La question identitaire
qui frappe le monde occidental, en particulier le Québec, bien fragile à cet
égard, s’inscrit donc à l’intérieur d’une métaphysique des personnes. Pour le
réalisme ancien, les gens ne sont pas qu’un simple esprit sur deux pattes, mais
un esprit intimement relié à un corps, de sorte que la distinction dualiste d’un
esprit distinct du corps est une pure aberration. De sorte que, ce que je suis
ne s’identifie pas seulement ce que je pense, mais ce qui est inscrit dans mon
corps.
Certes, l'habit ne fait pas le moine. Mais un moine sans habit n'en est plus un.

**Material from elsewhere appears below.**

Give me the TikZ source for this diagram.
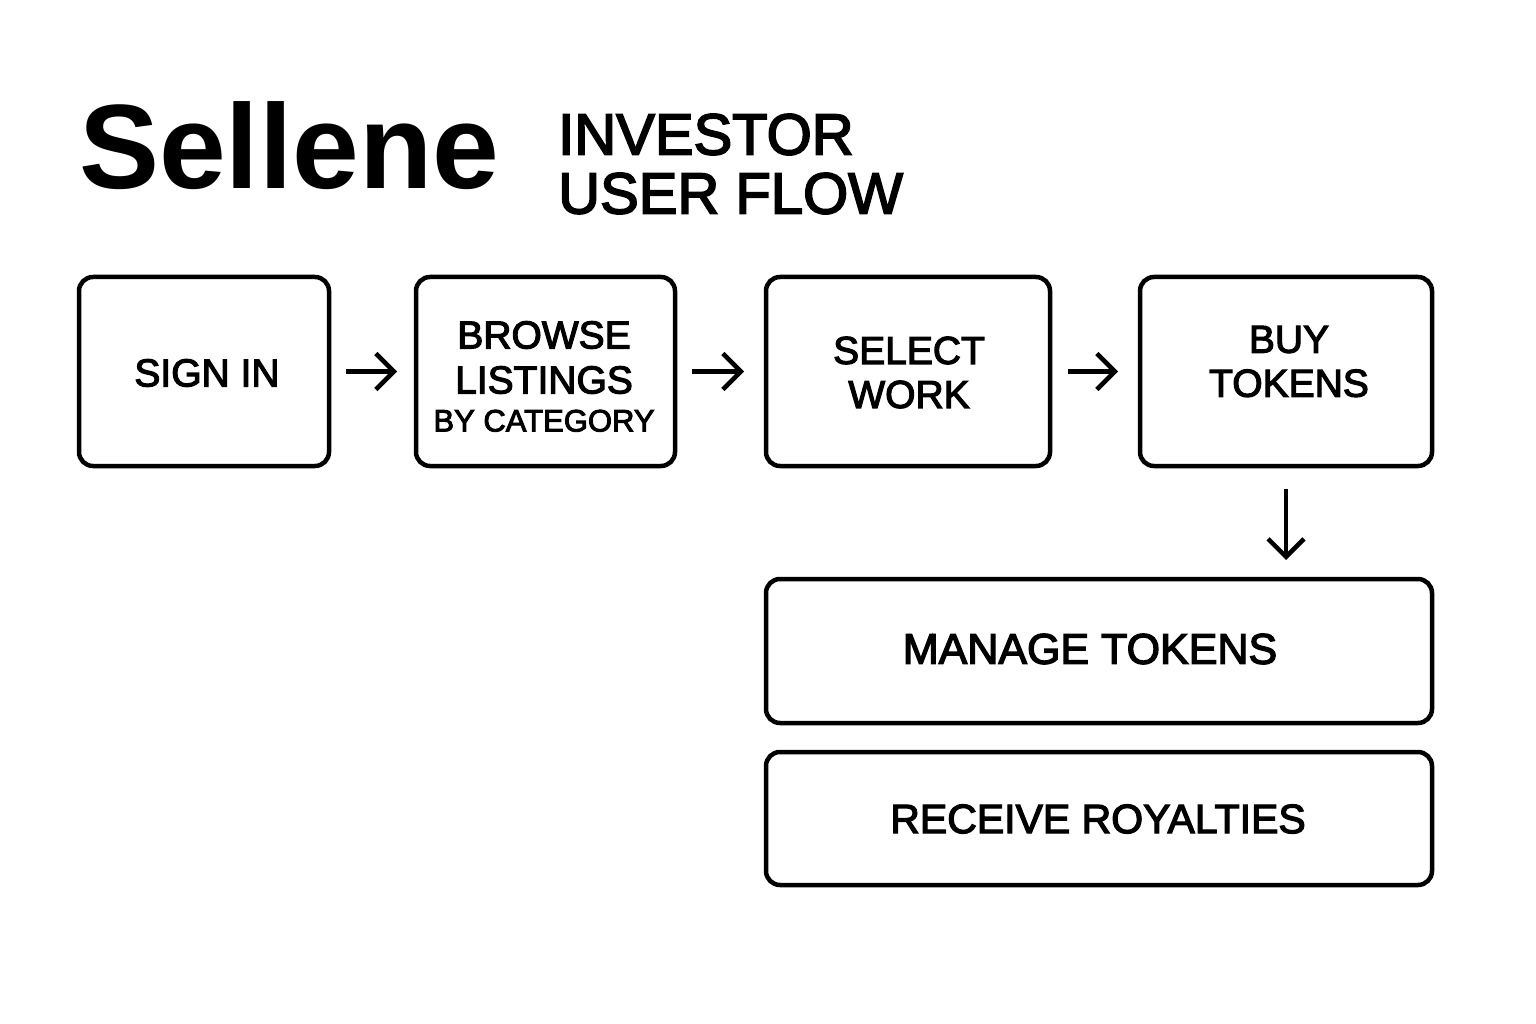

Vous avez raison sur un point. Il ne faut pas séparer l'esprit du corps. C'est la raison pour laquelle je défends une laïcité stricte. L'État ne peut pas se dire en lui-même neutre, mais laisser la liberté de non-neutralité à son corps représentant, comme s'il existait deux pôles; un État neutre abstrait d'un côté et ses représentants incarnés de l'autre.
RépondreSupprimerIl faut que l'État, pour être neutre, exprime extérieurement ce qu'il est en lui-même. Autrement, nous nous retrouvons dans le même cas qu'un moine sans habit.